鳥取市鹿野町末用鬼入道 《移転》
「珈琲 まるたつ」 【1314】

さて「ときわ」を後にして、県道21号線を鳥取へと帰路に着く途中、「鬼入道」の看板に従い右に折れ県道32号線に入り、道なりに約2㌔南下すると、左前方にうらぶれた茶色の外壁の一軒家を確認することが出来ます。

車を脇に停め側道を横切り、玄関へと向かいます。 それこそ外回りには、看板の一つも揚がっていませんので、此処がかの有名な「珈琲焙煎の店」とは、僅かな人しか知りえません(かく言うおやじも、初めは「え~!?」と疑心暗鬼でした)

扉を静かに開けると、小さな看板が立て掛けてあり、その奥に人の気配を感じました(お留守の時も多いです)
元々此処は2階が公民館で、1階は米搗き場であったのを改装され、焙煎工房として使用されています。

メニュー表。
シチュエーションに応じた世界の豆がラインナップされており、それぞれに端的な解説が綴られています。 尚同様のものを、豆を取り扱っている喫茶店やカフェでも見掛けますね。

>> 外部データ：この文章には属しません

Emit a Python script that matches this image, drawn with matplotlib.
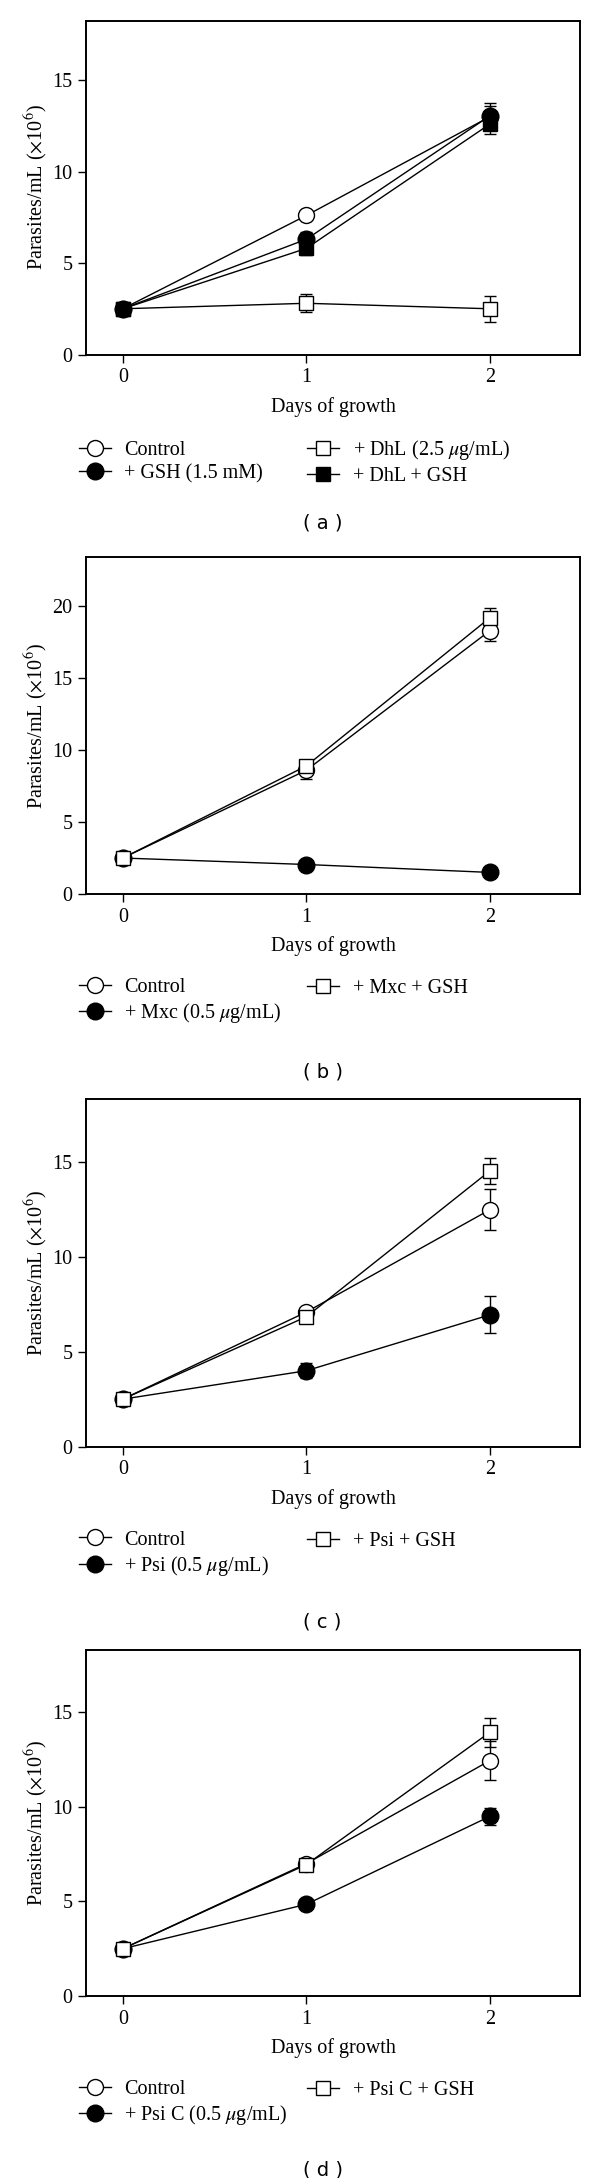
import matplotlib
matplotlib.use('Agg')
import matplotlib.pyplot as plt

plt.rcParams['font.family'] = ['Liberation Serif', 'DejaVu Serif']
plt.rcParams['mathtext.fontset'] = 'stix'

W, H = 600, 2178
days = [0, 1, 2]
xlabel = 'Days of growth'
ylabel = r'Parasites/mL ($\times$10$^{6}$)'

# ---- panel (a) ----
a_names = ['Control', '+ GSH (1.5 mM)', r'+ DhL (2.5 $\mu$g/mL)', '+ DhL + GSH']
a_control = [2.5, 7.6, 13.0]
a_control_err = [0.1, 0.15, 0.6]
a_gsh = [2.5, 6.3, 13.05]
a_gsh_err = [0.1, 0.4, 0.7]
a_dhl = [2.5, 2.8, 2.5]
a_dhl_err = [0.1, 0.5, 0.7]
a_dhl_gsh = [2.5, 5.8, 12.6]
a_dhl_gsh_err = [0.1, 0.35, 0.55]

# ---- panel (b) ----
b_names = ['Control', r'+ Mxc (0.5 $\mu$g/mL)', '+ Mxc + GSH']
b_control = [2.5, 8.6, 18.3]
b_control_err = [0.1, 0.6, 0.7]
b_mxc = [2.5, 2.05, 1.5]
b_mxc_err = [0.1, 0.2, 0.2]
b_mxc_gsh = [2.5, 8.9, 19.2]
b_mxc_gsh_err = [0.1, 0.3, 0.65]

# ---- panel (c) ----
c_names = ['Control', r'+ Psi (0.5 $\mu$g/mL)', '+ Psi + GSH']
c_control = [2.5, 7.1, 12.5]
c_control_err = [0.1, 0.2, 1.07]
c_psi = [2.5, 4.0, 6.95]
c_psi_err = [0.1, 0.4, 0.97]
c_psi_gsh = [2.5, 6.85, 14.55]
c_psi_gsh_err = [0.1, 0.15, 0.7]

# ---- panel (d) ----
d_names = ['Control', r'+ Psi C (0.5 $\mu$g/mL)', '+ Psi C + GSH']
d_control = [2.5, 7.0, 12.45]
d_control_err = [0.1, 0.2, 1.05]
d_psic = [2.5, 4.85, 9.5]
d_psic_err = [0.1, 0.2, 0.43]
d_psic_gsh = [2.5, 6.95, 13.95]
d_psic_gsh_err = [0.1, 0.2, 0.77]

STY = {
    'oc': dict(marker='o', mfc='white', ms=11.5),
    'fc': dict(marker='o', mfc='black', ms=12),
    'os': dict(marker='s', mfc='white', ms=9.6),
    'fs': dict(marker='s', mfc='black', ms=9.6),
}

fig = plt.figure(figsize=(W / 100, H / 100), dpi=100)

AX_L, AX_R = 86.1, 579.8
FS = 14.5


def draw_panel(top, bottom, ylim, yticks, series, letter, letter_y):
    hpx = bottom - top
    ax = fig.add_axes([AX_L / W, 1 - bottom / H, (AX_R - AX_L) / W, hpx / H])
    handles = []
    for vals, errs, name, st in series:
        ax.errorbar(days, vals, yerr=errs, fmt='none', ecolor='black',
                    elinewidth=1.0, capsize=4.3, capthick=1.0, zorder=2)
        h, = ax.plot(days, vals, color='black', lw=1.0, mec='black', mew=1.0,
                     zorder=3, label=name, **STY[st])
        handles.append(h)
    ax.set_xlim(-0.2, 2.49)
    ax.set_ylim(*ylim)
    ax.set_xticks(days)
    ax.set_yticks(yticks)
    ax.tick_params(direction='out', length=5.8, width=1.0, labelsize=FS, pad=4,
                   top=False, right=False, colors='black')
    for sp in ax.spines.values():
        sp.set_linewidth(1.4)
    ax.set_xlabel(xlabel, fontsize=FS)
    ax.xaxis.set_label_coords(0.5, -52.5 / hpx)
    ax.xaxis.label.set_va('center')
    ax.set_ylabel(ylabel, fontsize=FS)
    ax.yaxis.set_label_coords((36 - AX_L) / (AX_R - AX_L), 0.5)
    ax.yaxis.label.set_va('center')

    common = dict(loc='center left', frameon=False, fontsize=FS, handlelength=1.61,
                  handletextpad=0.67, labelspacing=0.2, borderpad=0, borderaxespad=0)
    fig.legend(handles[:2], [h.get_label() for h in handles[:2]],
               bbox_to_anchor=(78.5 / W, 1 - (bottom + 107.5) / H), **common)
    rest = handles[2:]
    yc = bottom + (107.5 if len(rest) == 2 else 94.5)
    fig.legend(rest, [h.get_label() for h in rest],
               bbox_to_anchor=(307 / W, 1 - yc / H), **common)

    fig.text(322.6 / W, 1 - letter_y / H, '( %s )' % letter, family='DejaVu Sans',
             fontsize=14, ha='center', va='center')
    return ax


draw_panel(20.5, 354.5, (0, 18.26), [0, 5, 10, 15],
           [(a_control, a_control_err, a_names[0], 'oc'),
            (a_gsh, a_gsh_err, a_names[1], 'fc'),
            (a_dhl, a_dhl_err, a_names[2], 'os'),
            (a_dhl_gsh, a_dhl_gsh_err, a_names[3], 'fs')], 'a', 523)

draw_panel(557.3, 894, (0, 23.4), [0, 5, 10, 15, 20],
           [(b_control, b_control_err, b_names[0], 'oc'),
            (b_mxc, b_mxc_err, b_names[1], 'fc'),
            (b_mxc_gsh, b_mxc_gsh_err, b_names[2], 'os')], 'b', 1072)

draw_panel(1099.3, 1446.5, (0, 18.33), [0, 5, 10, 15],
           [(c_control, c_control_err, c_names[0], 'oc'),
            (c_psi, c_psi_err, c_names[1], 'fc'),
            (c_psi_gsh, c_psi_gsh_err, c_names[2], 'os')], 'c', 1622)

draw_panel(1650, 1996, (0, 18.3), [0, 5, 10, 15],
           [(d_control, d_control_err, d_names[0], 'oc'),
            (d_psic, d_psic_err, d_names[1], 'fc'),
            (d_psic_gsh, d_psic_gsh_err, d_names[2], 'os')], 'd', 2170)

fig.savefig('out.png', dpi=100, facecolor='white')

オーダーを入れると物静かなご主人が、豆を挽いてくれます。

「エチオピア(深煎り)100㌘ 500円」
「ビターチョコの苦味に、完熟フルーツの複雑な香味。 まるで味と香りの万華鏡(まるたつさんの珈琲の横顔より)」

本来はハンドドリップで入れるのがベターですが、今回はフレンチプレスで頂いてみました。
此処の特徴として、先ず驚かされるのがその「芳醇なアロマ」であり、これだけ広がりを持ち、且つ深みのある香りは、他を間違いなく圧倒しています。 勿論味わいもビターな苦みが口中を軽やかに踊り、それでいて嫌味が無くスッと消え、清々しい余韻のみを残してくれ、正に至高の一服と言っても過言ではありません。
但しご主人が直に入れてくださる珈琲は、同じ豆であっても段違いの美味しさがあり、もはや(大げさでもなく)神レベルと言えるでしょう。 また取り扱っているお店を何軒か伺いましたが、全く別物と言っても良いほどの「差異」が其処にはあり、入れ手の技術を選ぶ豆であることも確かです。
見た目に囚われず唯々真髄を極める、そのひたむきな姿勢には感動すら覚え、おやじはこの小さな町で「最高傑作」に出会えた偶然に、感謝で一杯です。